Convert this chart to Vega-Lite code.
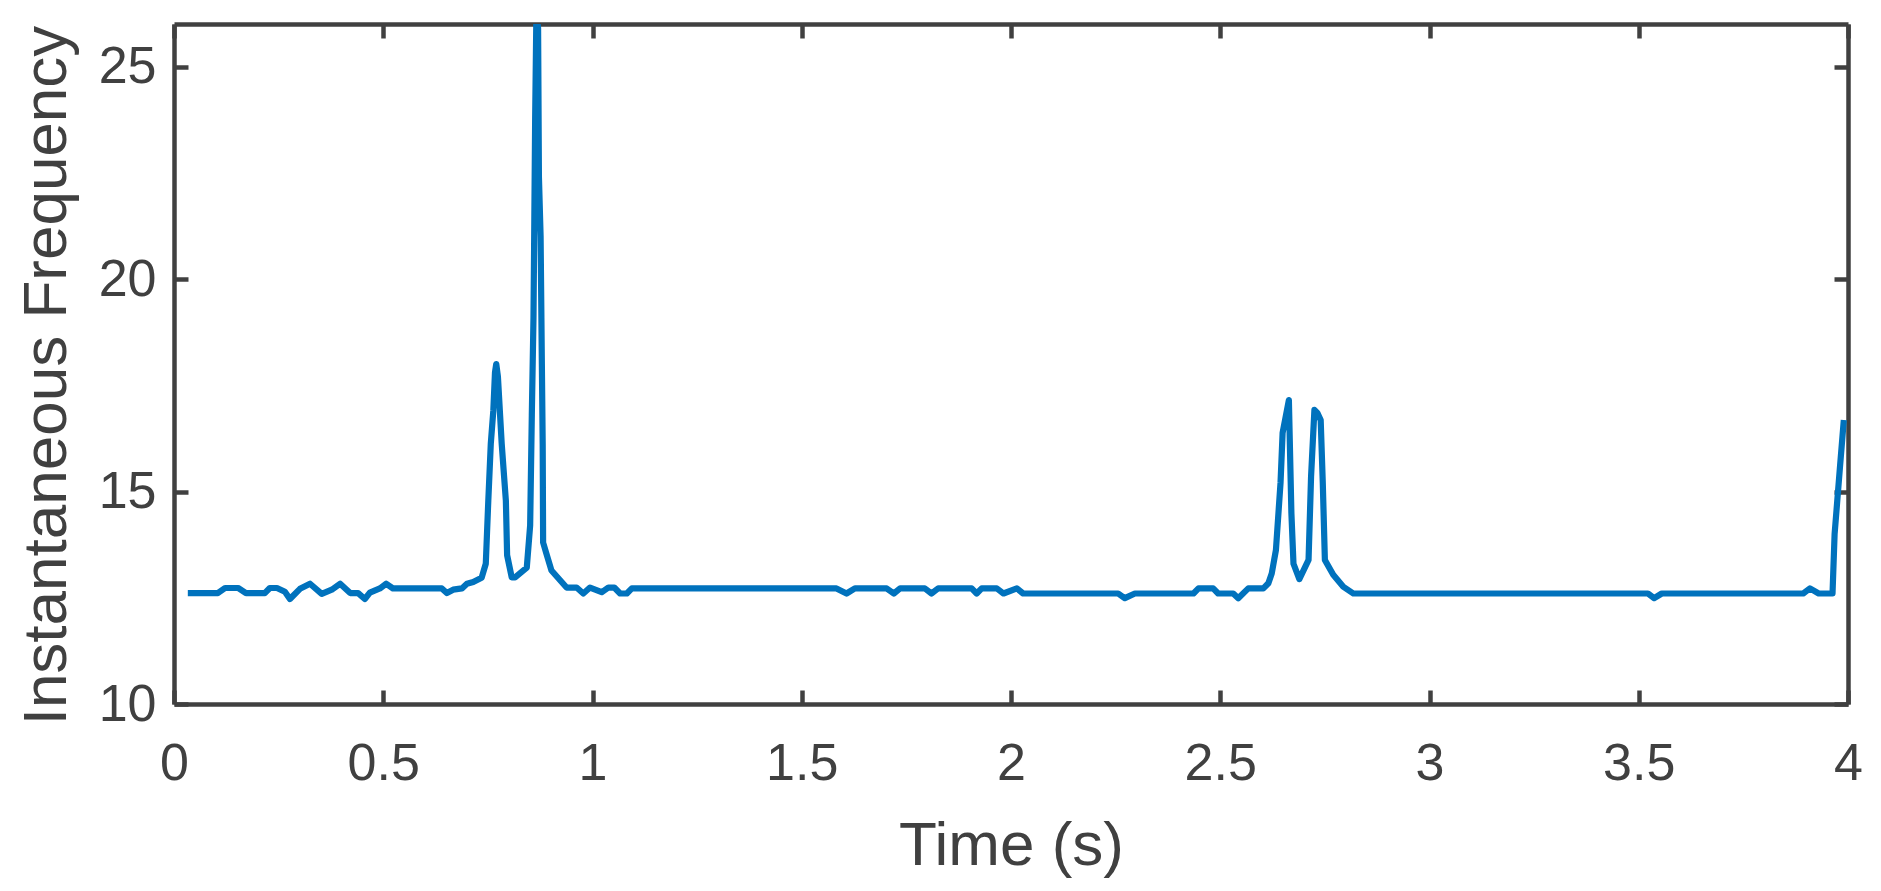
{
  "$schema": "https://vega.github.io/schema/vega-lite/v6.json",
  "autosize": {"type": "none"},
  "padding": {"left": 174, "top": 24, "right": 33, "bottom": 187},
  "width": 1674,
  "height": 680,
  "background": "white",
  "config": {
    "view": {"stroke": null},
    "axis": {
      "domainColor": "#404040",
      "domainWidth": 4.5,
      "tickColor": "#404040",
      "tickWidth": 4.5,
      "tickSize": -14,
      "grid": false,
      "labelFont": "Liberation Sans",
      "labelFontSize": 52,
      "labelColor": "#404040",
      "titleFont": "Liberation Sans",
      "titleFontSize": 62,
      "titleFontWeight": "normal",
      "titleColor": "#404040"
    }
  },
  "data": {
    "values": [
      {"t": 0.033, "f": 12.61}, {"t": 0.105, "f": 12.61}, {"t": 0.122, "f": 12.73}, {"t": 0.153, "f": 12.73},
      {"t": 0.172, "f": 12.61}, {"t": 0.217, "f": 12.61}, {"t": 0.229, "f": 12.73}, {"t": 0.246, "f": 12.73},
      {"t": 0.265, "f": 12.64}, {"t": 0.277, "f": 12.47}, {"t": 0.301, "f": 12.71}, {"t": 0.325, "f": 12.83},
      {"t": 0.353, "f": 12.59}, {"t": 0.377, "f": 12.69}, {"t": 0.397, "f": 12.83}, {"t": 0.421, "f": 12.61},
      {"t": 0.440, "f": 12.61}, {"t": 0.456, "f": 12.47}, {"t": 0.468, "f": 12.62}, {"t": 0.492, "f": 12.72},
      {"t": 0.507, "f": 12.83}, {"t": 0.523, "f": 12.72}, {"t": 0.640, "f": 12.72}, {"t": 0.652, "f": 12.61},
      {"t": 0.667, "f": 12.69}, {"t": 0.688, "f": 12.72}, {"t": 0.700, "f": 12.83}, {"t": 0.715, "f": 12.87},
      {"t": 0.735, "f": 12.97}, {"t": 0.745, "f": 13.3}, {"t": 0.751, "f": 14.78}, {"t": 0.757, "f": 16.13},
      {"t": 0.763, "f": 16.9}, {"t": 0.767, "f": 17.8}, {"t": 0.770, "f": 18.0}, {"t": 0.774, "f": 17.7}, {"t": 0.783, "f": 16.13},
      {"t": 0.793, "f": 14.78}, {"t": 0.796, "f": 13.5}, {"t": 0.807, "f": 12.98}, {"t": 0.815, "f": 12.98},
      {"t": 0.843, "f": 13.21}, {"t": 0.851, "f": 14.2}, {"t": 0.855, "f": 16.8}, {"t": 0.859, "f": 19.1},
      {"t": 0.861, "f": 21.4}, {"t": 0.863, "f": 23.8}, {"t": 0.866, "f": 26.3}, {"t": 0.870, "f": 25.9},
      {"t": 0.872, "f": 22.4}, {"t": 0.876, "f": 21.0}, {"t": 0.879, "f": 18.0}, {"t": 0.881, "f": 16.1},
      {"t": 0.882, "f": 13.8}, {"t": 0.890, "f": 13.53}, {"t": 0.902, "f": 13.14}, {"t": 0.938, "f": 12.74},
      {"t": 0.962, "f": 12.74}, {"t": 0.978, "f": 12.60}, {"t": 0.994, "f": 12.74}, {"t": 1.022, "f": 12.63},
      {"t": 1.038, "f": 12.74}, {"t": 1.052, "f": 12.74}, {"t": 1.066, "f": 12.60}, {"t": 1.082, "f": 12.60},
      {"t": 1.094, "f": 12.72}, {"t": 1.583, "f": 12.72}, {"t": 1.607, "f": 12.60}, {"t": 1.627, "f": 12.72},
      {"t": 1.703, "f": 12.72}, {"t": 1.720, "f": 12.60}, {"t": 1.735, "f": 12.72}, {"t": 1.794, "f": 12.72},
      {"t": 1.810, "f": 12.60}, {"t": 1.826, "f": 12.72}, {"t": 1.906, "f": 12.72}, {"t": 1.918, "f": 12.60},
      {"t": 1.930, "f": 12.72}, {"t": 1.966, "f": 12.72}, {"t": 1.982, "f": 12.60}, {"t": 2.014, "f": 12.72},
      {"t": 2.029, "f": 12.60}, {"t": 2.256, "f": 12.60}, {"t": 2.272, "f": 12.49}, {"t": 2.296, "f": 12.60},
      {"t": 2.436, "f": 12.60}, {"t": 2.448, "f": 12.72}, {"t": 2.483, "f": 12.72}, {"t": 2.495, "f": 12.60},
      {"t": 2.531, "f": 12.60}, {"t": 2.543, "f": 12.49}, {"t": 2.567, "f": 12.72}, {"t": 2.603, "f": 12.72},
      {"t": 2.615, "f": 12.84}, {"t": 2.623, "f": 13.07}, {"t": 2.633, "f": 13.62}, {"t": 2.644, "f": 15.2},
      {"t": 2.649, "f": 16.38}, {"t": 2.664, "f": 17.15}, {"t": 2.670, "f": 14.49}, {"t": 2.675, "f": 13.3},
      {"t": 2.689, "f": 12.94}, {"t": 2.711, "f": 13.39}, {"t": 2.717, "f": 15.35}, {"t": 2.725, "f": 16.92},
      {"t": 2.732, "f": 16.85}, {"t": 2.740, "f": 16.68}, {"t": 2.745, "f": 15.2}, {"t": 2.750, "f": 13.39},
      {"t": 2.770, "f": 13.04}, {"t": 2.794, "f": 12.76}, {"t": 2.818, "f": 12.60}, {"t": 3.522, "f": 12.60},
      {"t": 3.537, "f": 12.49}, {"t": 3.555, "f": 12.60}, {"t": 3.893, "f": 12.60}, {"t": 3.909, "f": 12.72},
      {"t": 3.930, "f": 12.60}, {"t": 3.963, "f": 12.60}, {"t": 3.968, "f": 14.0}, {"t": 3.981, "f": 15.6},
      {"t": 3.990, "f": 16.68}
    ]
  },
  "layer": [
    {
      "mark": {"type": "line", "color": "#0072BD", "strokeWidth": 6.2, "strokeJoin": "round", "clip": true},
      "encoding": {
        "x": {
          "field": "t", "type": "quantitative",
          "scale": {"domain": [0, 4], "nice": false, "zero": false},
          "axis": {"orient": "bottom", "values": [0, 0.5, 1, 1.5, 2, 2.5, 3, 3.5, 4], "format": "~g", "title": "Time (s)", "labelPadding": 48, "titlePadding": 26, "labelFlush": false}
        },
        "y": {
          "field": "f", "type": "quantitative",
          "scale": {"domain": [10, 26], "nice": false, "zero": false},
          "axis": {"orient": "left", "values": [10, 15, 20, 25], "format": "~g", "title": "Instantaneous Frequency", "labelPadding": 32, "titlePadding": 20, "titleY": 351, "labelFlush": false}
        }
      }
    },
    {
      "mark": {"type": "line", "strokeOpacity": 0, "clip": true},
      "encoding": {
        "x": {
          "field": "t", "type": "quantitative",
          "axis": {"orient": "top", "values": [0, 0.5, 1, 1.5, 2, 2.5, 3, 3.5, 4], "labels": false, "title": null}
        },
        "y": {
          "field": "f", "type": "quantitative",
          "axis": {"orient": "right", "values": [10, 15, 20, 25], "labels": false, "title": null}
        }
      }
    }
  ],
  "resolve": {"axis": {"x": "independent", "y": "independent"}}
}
* * *
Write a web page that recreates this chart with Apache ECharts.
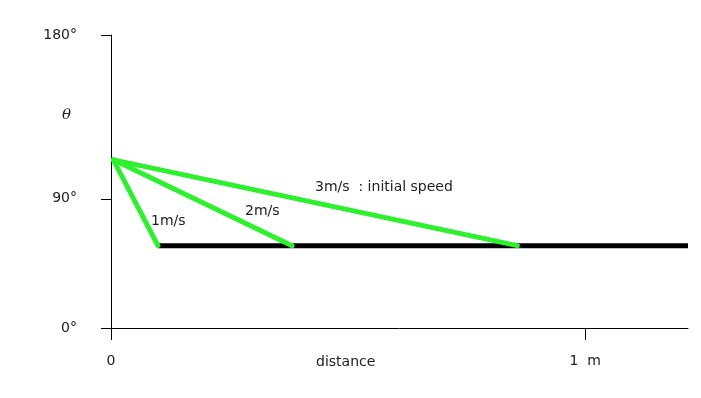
--
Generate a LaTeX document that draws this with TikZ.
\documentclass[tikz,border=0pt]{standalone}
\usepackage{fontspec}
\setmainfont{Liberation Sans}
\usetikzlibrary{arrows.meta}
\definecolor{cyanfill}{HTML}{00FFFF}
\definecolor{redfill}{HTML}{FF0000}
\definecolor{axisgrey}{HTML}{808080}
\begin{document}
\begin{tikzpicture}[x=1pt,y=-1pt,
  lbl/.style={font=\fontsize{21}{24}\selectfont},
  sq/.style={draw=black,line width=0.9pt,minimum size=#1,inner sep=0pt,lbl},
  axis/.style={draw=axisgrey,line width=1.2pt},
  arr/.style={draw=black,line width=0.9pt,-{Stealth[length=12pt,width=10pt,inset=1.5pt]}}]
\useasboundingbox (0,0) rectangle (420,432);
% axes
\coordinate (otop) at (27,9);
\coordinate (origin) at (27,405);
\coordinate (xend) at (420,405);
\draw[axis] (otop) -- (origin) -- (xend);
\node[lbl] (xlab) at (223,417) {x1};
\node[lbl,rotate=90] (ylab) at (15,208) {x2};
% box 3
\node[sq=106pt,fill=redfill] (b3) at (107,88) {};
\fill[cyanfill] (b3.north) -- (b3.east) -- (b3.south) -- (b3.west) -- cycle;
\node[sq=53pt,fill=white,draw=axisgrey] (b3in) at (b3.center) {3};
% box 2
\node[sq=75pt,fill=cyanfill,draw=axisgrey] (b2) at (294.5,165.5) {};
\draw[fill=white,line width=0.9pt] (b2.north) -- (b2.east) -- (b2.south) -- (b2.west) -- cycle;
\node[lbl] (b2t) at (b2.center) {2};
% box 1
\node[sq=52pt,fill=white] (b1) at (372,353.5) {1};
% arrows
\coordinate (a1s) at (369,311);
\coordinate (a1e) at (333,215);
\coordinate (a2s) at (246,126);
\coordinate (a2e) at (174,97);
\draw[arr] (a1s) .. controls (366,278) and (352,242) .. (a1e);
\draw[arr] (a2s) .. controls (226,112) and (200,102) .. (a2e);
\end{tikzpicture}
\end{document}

→ GIVEN INSTRUCTION: Copy out every line in the entries above that holds "with".

→ SOLVED PROBLEM:
Write a web page that recreates this chart with Apache ECharts.
Generate a LaTeX document that draws this with TikZ.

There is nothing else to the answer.